While I was holding memoir writing workshops, I got encouraged to learn to help myself and others on our growth journeys whether it’s about writing a memoir or wanting to share their stories in a safe and private environment. I signed up for a coaching course, a one-year program that would help me to become a certified integral coach. At the coaching institute, New Ventures West, I learned about a coherent way, a path that could be built individually for every person’s self-growth and to integrate all aspects of life.

Based on Integral Theory the overall approach to self-growth happens both horizontally and vertically.

In horizontal growth, we evaluate our different types of intelligences (cognitive, emotional, somatic, & more) and try to learn new skills for better performance and efficiency. That is an important part of self-growth towards self-actualization introduced by Abraham Maslow. The horizontal skills could be better time management, obtaining a degree, getting more efficient at work out, driving, winning more advanced levels in our video games, becoming successful as a businessman/woman or an achieved entrepreneur, being an engaging public speaker, and you name it. These are great skills but if they are all to boost our ego or make us look better in the society, they soon lose their meaning. When we want to get better at our skills in order to add meaning to life and create new concepts to enhance others’ lives rather than conforming to the cultural demands and competition of feeling superior, then we can enjoy our skills and even walk in the path of mastery for a chosen skill.

And yet, self-growth is even more than this. We need to align our mind (thoughts), heart (emotions), and body (intuition) in order to live fully. We need to grow in other dimensions too.
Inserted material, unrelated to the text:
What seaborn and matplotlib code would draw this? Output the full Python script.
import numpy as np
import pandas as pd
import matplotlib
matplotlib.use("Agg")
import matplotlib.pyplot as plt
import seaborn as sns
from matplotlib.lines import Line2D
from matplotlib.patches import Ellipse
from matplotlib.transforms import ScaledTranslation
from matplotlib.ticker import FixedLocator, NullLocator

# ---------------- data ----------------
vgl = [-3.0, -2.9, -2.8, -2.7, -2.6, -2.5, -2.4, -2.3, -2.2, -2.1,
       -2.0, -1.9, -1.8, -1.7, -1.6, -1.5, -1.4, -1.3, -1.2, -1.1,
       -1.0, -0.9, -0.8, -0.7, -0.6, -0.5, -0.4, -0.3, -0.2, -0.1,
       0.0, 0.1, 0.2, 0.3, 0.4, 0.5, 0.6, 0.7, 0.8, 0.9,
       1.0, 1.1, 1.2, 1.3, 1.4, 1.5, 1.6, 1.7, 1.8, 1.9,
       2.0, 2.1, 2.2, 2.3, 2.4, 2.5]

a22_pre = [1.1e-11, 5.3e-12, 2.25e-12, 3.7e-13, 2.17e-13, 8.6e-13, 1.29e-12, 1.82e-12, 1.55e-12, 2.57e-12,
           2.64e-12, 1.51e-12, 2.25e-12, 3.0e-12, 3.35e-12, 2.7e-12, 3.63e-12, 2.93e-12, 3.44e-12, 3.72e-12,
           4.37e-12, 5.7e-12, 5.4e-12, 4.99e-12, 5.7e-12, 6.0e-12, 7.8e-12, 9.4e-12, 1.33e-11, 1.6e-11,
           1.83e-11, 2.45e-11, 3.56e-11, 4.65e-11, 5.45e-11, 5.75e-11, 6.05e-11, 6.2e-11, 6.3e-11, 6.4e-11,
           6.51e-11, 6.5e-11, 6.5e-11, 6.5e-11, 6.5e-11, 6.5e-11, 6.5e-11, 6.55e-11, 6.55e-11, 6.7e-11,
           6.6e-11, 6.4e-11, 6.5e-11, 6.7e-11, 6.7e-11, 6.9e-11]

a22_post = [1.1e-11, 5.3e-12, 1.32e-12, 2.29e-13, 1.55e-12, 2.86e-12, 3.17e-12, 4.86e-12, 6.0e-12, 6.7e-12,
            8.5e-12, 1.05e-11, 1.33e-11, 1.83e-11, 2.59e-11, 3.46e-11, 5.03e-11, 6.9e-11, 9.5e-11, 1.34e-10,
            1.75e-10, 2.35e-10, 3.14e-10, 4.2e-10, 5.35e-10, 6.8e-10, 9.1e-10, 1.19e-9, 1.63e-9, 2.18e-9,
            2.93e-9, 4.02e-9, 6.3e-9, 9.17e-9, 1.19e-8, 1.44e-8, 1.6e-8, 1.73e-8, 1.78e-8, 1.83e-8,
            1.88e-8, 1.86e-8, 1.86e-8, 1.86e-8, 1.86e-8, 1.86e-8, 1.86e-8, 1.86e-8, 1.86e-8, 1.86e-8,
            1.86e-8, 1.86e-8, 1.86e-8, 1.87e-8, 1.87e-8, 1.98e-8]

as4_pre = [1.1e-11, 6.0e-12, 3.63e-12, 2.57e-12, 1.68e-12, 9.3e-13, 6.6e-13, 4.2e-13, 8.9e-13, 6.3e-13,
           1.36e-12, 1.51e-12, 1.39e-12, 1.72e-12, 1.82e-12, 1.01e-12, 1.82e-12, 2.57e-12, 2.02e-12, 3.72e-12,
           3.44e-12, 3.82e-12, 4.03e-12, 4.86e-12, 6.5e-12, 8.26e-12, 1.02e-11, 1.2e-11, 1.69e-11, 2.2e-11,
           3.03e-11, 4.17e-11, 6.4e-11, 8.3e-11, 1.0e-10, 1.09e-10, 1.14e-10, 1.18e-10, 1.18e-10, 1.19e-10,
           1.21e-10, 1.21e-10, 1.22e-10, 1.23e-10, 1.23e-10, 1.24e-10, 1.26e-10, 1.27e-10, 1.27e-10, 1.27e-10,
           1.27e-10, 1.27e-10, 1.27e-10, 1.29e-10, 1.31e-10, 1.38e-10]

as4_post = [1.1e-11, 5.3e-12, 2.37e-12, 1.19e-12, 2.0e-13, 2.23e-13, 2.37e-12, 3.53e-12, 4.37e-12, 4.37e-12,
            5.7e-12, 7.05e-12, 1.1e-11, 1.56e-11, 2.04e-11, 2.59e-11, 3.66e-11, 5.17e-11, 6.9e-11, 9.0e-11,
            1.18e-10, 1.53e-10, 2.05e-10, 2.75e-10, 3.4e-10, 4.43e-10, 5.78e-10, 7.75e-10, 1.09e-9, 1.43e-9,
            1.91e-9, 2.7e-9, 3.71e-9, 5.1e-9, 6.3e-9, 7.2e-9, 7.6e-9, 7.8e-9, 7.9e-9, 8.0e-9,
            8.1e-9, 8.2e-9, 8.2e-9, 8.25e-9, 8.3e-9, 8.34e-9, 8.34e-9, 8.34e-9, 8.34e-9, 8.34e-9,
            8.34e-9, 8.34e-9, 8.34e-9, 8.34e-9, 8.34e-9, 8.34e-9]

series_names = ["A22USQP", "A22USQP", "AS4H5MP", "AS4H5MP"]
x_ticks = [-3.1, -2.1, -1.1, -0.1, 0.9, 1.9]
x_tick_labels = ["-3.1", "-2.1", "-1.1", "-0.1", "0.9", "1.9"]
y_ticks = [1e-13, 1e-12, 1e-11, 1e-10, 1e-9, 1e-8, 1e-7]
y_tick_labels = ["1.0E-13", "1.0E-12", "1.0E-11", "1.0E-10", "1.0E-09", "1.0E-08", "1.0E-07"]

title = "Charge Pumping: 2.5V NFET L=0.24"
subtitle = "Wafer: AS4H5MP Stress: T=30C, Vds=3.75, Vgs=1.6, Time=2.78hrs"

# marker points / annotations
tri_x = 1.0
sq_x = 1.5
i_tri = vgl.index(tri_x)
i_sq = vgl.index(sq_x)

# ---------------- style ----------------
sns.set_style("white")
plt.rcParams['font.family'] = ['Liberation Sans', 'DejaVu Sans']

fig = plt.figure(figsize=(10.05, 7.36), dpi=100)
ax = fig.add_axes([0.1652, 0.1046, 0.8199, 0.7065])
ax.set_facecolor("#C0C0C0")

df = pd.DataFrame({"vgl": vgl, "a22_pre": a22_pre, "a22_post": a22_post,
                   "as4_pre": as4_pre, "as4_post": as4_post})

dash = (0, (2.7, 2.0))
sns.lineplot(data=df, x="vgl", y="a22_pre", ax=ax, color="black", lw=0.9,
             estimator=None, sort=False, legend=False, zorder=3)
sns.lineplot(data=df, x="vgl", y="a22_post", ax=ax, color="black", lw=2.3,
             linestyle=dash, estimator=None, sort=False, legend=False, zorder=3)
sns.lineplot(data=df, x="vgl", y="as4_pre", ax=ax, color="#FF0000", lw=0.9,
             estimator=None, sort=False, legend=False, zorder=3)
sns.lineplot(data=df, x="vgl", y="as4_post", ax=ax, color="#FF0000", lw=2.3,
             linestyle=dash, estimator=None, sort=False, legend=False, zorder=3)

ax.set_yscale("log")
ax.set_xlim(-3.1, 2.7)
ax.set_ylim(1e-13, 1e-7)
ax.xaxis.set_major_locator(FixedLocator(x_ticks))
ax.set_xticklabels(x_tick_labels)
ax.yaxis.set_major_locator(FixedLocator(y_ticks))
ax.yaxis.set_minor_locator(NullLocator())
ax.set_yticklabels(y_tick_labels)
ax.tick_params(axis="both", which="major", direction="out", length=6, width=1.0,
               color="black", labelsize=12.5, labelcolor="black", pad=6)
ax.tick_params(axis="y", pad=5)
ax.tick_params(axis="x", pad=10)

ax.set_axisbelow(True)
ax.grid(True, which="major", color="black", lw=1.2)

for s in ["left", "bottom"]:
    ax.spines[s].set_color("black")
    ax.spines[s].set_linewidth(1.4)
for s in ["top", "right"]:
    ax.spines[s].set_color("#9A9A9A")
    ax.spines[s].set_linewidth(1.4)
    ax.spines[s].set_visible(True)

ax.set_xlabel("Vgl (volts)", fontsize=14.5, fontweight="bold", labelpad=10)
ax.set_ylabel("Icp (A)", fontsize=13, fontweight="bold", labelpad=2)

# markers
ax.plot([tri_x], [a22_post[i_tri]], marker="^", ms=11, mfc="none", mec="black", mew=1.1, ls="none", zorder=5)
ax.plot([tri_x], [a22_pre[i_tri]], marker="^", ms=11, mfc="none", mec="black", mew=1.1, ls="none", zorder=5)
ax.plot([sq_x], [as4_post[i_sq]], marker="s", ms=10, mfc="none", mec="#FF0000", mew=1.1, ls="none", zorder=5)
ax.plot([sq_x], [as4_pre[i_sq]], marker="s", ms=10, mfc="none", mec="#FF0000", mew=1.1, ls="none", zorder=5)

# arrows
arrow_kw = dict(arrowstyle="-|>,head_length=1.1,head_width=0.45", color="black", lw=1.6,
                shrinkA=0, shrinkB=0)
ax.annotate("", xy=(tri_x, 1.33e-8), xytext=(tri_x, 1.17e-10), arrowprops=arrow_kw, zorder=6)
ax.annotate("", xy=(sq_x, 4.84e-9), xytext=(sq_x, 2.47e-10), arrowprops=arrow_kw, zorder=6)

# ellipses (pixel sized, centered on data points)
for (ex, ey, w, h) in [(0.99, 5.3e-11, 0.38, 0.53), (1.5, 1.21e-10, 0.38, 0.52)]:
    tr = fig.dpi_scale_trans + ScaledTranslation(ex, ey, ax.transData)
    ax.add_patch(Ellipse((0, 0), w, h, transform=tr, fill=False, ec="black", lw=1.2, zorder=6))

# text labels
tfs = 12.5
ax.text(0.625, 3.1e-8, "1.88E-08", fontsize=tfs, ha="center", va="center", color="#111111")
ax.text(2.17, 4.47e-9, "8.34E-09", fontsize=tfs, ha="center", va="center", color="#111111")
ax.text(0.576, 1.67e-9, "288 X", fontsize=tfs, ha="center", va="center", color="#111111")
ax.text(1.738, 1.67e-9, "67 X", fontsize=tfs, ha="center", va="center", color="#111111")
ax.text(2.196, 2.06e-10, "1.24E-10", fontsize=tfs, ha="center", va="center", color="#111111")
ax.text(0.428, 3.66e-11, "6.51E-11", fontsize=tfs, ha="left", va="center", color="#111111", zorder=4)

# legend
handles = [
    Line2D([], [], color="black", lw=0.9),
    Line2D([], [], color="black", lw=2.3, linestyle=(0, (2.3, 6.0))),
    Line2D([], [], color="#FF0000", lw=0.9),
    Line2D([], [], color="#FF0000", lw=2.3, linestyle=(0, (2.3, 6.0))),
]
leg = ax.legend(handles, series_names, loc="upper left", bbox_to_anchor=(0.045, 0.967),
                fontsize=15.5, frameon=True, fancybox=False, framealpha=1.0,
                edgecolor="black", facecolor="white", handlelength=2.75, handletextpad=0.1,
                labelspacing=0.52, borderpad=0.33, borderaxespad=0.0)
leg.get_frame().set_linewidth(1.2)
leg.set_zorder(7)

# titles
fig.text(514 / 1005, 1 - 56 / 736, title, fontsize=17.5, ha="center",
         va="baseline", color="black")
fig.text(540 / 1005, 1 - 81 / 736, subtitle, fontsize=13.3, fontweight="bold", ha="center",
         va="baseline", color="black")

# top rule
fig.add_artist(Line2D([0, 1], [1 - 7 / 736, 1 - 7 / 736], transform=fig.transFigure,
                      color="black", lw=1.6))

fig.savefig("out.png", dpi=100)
The vertical development helps us to make a deeper connection with life and live with more fulfillment. It has several steps that go deeper and deeper. What I mean by that is the deeper we grow vertically the less self-absorbed we become. We see ourselves as part of a bigger system that holds our worth as well as other beings. These steps don’t happen unless we develop regular practices of self-care, self-awareness, and self-compassion.

There are several models and studies that show and explain how a person can make a deeper connection with life. I will introduce these models in future blogs and for the sake of keeping each post short, I chose to provide an outline of The Ego Development Theory enhanced and popularized by Susanne Cook-Greuter.

Here are a few stages of human/ego development that many people are traversing in the current societies in the world. 

Conventional state ( almost 80% of the world population – searching for knowledge)

  • Stage 3: Group Centric/ conformist
  • Stage 3/4: Self-Centric/expert
  • Stage 4: Self-determining/achiever

Post-conventional State (almost 20% of the world population – searching for wisdom)

  • Stage 4/5:  Self-questioning/individualist
  • Stage 5: Self-actualizing/strategist
  • Stage 5/6: Ego aware/Alchemist

And as evolution is happening these stages advance deeper and deeper….

As we achieve deeper stages we create a bigger perspective towards the world, ourselves, and others. We become more tolerant at listening to other viewpoints and communicate with more compassion. We enable stronger self-reflection and even self-observation skills as we go deeper. We develop more trust and acceptance in life.

The bottom line is we all want to live fully in a relatively safe world that we can flourish and bloom. Every one of us has a responsibility for self-growth and there are no two similar paths for individuals’ self-growth. Every person needs to build her/his own path. The new Personal Coaching methods provided by a professional could be a help to those who like to choose a method and brainstorm their self growth design using the ability of our analytical skills from the newer part of the brain that makes humans different from other species.